Emit the data below verbatim, stripping out any pictures.

Stored data
*-*-*
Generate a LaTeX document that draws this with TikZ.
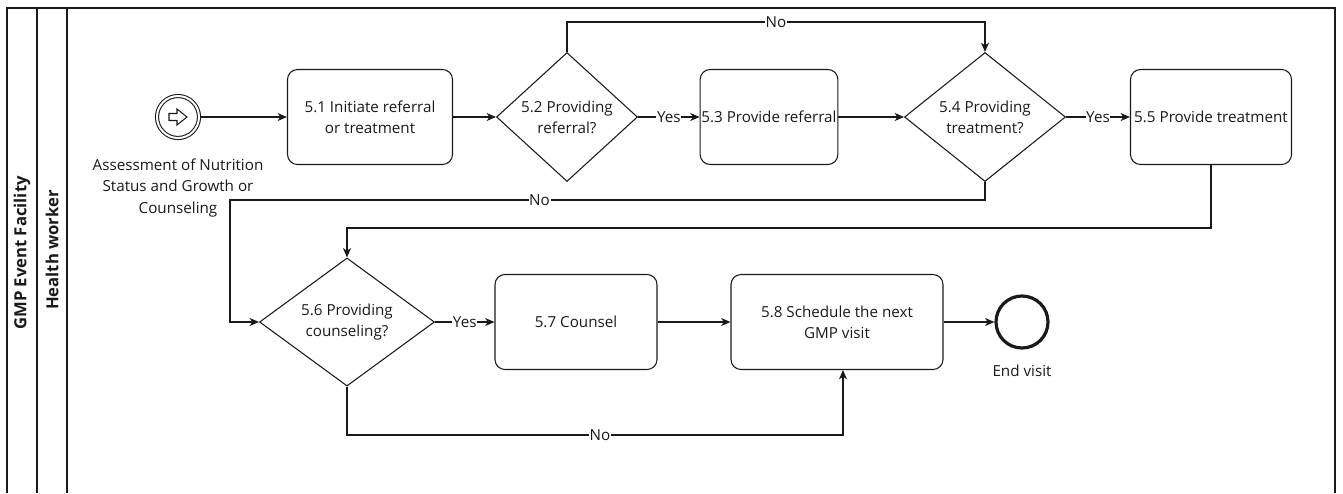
\documentclass[tikz,border=0pt]{standalone}
\usepackage{fontspec}
\setmainfont{Open Sans}
\usetikzlibrary{shapes.geometric,arrows.meta}
\definecolor{ink}{HTML}{1A1A1A}
\begin{document}
\begin{tikzpicture}[x=0.75pt,y=-0.75pt,line width=0.8pt,draw=ink,text=ink,
  font=\fontsize{11.4}{16}\selectfont,
  task/.style={draw,rounded corners=7.5pt,align=center,inner sep=1pt,minimum height=95*0.75pt},
  gate/.style={draw,diamond,align=center,inner sep=0pt},
  flow/.style={-{Stealth[length=7pt,width=6pt,inset=2pt]}},
  lbl/.style={fill=white,inner sep=0.5pt},
  lanetext/.style={rotate=90,font=\fontsize{12.5}{14}\selectfont\bfseries}]
\useasboundingbox (0,0) rectangle (1343,493);
% pool and lane
\draw (7,493) -- (7,8) -- (1335,8) -- (1335,493);
\draw (37,8) -- (37,493);
\draw (67,8) -- (67,493);
\node[lanetext] (pool) at (22,253) {GMP Event Facility};
\node[lanetext] (lane) at (52,250) {Health worker};
% start event
\node[draw,circle,minimum size=42*0.75pt,inner sep=0pt,double,double distance=1.5pt] (start) at (178,117) {};
\draw[line width=0.8pt] (169,113.5) -- (177,113.5) -- (177,109) -- (187,117) -- (177,125) -- (177,120.5) -- (169,120.5) -- cycle;
\node[align=center,anchor=north] (startlbl) at (178,154) {Assessment of Nutrition\\Status and Growth or\\Counseling};
% tasks and gateways
\node[task,minimum width=165*0.75pt] (t51) at (370,117) {5.1 Initiate referral\\or treatment};
\node[gate,minimum width=141*0.75pt,minimum height=129*0.75pt] (g52) at (567,117) {5.2 Providing\\referral?};
\node[task,minimum width=136*0.75pt] (t53) at (769,117) {5.3 Provide referral};
\node[gate,minimum width=161*0.75pt,minimum height=129*0.75pt] (g54) at (985,117) {5.4 Providing\\treatment?};
\node[task,minimum width=161*0.75pt] (t55) at (1211,117) {5.5 Provide treatment};
\node[gate,minimum width=175*0.75pt,minimum height=128*0.75pt] (g56) at (347,322) {5.6 Providing\\counseling?};
\node[task,minimum width=162*0.75pt] (t57) at (576,322) {5.7 Counsel};
\node[task,minimum width=212*0.75pt] (t58) at (837,322) {5.8 Schedule the next\\GMP visit};
\node[draw,circle,line width=2.4pt,minimum size=52*0.75pt,inner sep=0pt] (end) at (1022,322) {};
\node[anchor=north] (endlbl) at (1022,360) {End visit};
% connectors
\draw[flow] (start) -- (t51);
\draw[flow] (t51) -- (g52);
\draw[flow] (g52) -- node[lbl]{Yes} (t53);
\draw[flow] (t53) -- (g54);
\draw[flow] (g54) -- node[lbl]{Yes} (t55);
\coordinate (c1) at (567,22);
\coordinate (c2) at (985,22);
\draw[flow] (g52.north) -- (c1) -- node[lbl]{No} (c2) -- (g54.north);
\coordinate (c3) at (985,200);
\coordinate (c4) at (230,200);
\coordinate (c5) at (230,322);
\draw[flow] (g54.south) -- (c3) -- node[lbl,pos=0.59]{No} (c4) -- (c5) -- (g56.west);
\coordinate (c6) at (1211,228);
\coordinate (c7) at (347,228);
\draw[flow] (t55.south) -- (c6) -- (c7) -- (g56.north);
\draw[flow] (g56) -- node[lbl]{Yes} (t57);
\draw[flow] (t57) -- (t58);
\coordinate (c8) at (347,435);
\coordinate (c9) at (843,435);
\draw[flow] (g56.south) -- (c8) -- node[lbl,pos=0.51]{No} (c9) -- (c9 |- t58.south);
\draw[flow] (t58) -- (end);
\end{tikzpicture}
\end{document}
*-*-*
Full output
Generate a LaTeX document that draws this with TikZ.
\documentclass[tikz,border=0pt]{standalone}
\usepackage{fontspec}
\setmainfont{Open Sans}
\usetikzlibrary{shapes.geometric,arrows.meta}
\definecolor{ink}{HTML}{1A1A1A}
\begin{document}
\begin{tikzpicture}[x=0.75pt,y=-0.75pt,line width=0.8pt,draw=ink,text=ink,
  font=\fontsize{11.4}{16}\selectfont,
  task/.style={draw,rounded corners=7.5pt,align=center,inner sep=1pt,minimum height=95*0.75pt},
  gate/.style={draw,diamond,align=center,inner sep=0pt},
  flow/.style={-{Stealth[length=7pt,width=6pt,inset=2pt]}},
  lbl/.style={fill=white,inner sep=0.5pt},
  lanetext/.style={rotate=90,font=\fontsize{12.5}{14}\selectfont\bfseries}]
\useasboundingbox (0,0) rectangle (1343,493);
% pool and lane
\draw (7,493) -- (7,8) -- (1335,8) -- (1335,493);
\draw (37,8) -- (37,493);
\draw (67,8) -- (67,493);
\node[lanetext] (pool) at (22,253) {GMP Event Facility};
\node[lanetext] (lane) at (52,250) {Health worker};
% start event
\node[draw,circle,minimum size=42*0.75pt,inner sep=0pt,double,double distance=1.5pt] (start) at (178,117) {};
\draw[line width=0.8pt] (169,113.5) -- (177,113.5) -- (177,109) -- (187,117) -- (177,125) -- (177,120.5) -- (169,120.5) -- cycle;
\node[align=center,anchor=north] (startlbl) at (178,154) {Assessment of Nutrition\\Status and Growth or\\Counseling};
% tasks and gateways
\node[task,minimum width=165*0.75pt] (t51) at (370,117) {5.1 Initiate referral\\or treatment};
\node[gate,minimum width=141*0.75pt,minimum height=129*0.75pt] (g52) at (567,117) {5.2 Providing\\referral?};
\node[task,minimum width=136*0.75pt] (t53) at (769,117) {5.3 Provide referral};
\node[gate,minimum width=161*0.75pt,minimum height=129*0.75pt] (g54) at (985,117) {5.4 Providing\\treatment?};
\node[task,minimum width=161*0.75pt] (t55) at (1211,117) {5.5 Provide treatment};
\node[gate,minimum width=175*0.75pt,minimum height=128*0.75pt] (g56) at (347,322) {5.6 Providing\\counseling?};
\node[task,minimum width=162*0.75pt] (t57) at (576,322) {5.7 Counsel};
\node[task,minimum width=212*0.75pt] (t58) at (837,322) {5.8 Schedule the next\\GMP visit};
\node[draw,circle,line width=2.4pt,minimum size=52*0.75pt,inner sep=0pt] (end) at (1022,322) {};
\node[anchor=north] (endlbl) at (1022,360) {End visit};
% connectors
\draw[flow] (start) -- (t51);
\draw[flow] (t51) -- (g52);
\draw[flow] (g52) -- node[lbl]{Yes} (t53);
\draw[flow] (t53) -- (g54);
\draw[flow] (g54) -- node[lbl]{Yes} (t55);
\coordinate (c1) at (567,22);
\coordinate (c2) at (985,22);
\draw[flow] (g52.north) -- (c1) -- node[lbl]{No} (c2) -- (g54.north);
\coordinate (c3) at (985,200);
\coordinate (c4) at (230,200);
\coordinate (c5) at (230,322);
\draw[flow] (g54.south) -- (c3) -- node[lbl,pos=0.59]{No} (c4) -- (c5) -- (g56.west);
\coordinate (c6) at (1211,228);
\coordinate (c7) at (347,228);
\draw[flow] (t55.south) -- (c6) -- (c7) -- (g56.north);
\draw[flow] (g56) -- node[lbl]{Yes} (t57);
\draw[flow] (t57) -- (t58);
\coordinate (c8) at (347,435);
\coordinate (c9) at (843,435);
\draw[flow] (g56.south) -- (c8) -- node[lbl,pos=0.51]{No} (c9) -- (c9 |- t58.south);
\draw[flow] (t58) -- (end);
\end{tikzpicture}
\end{document}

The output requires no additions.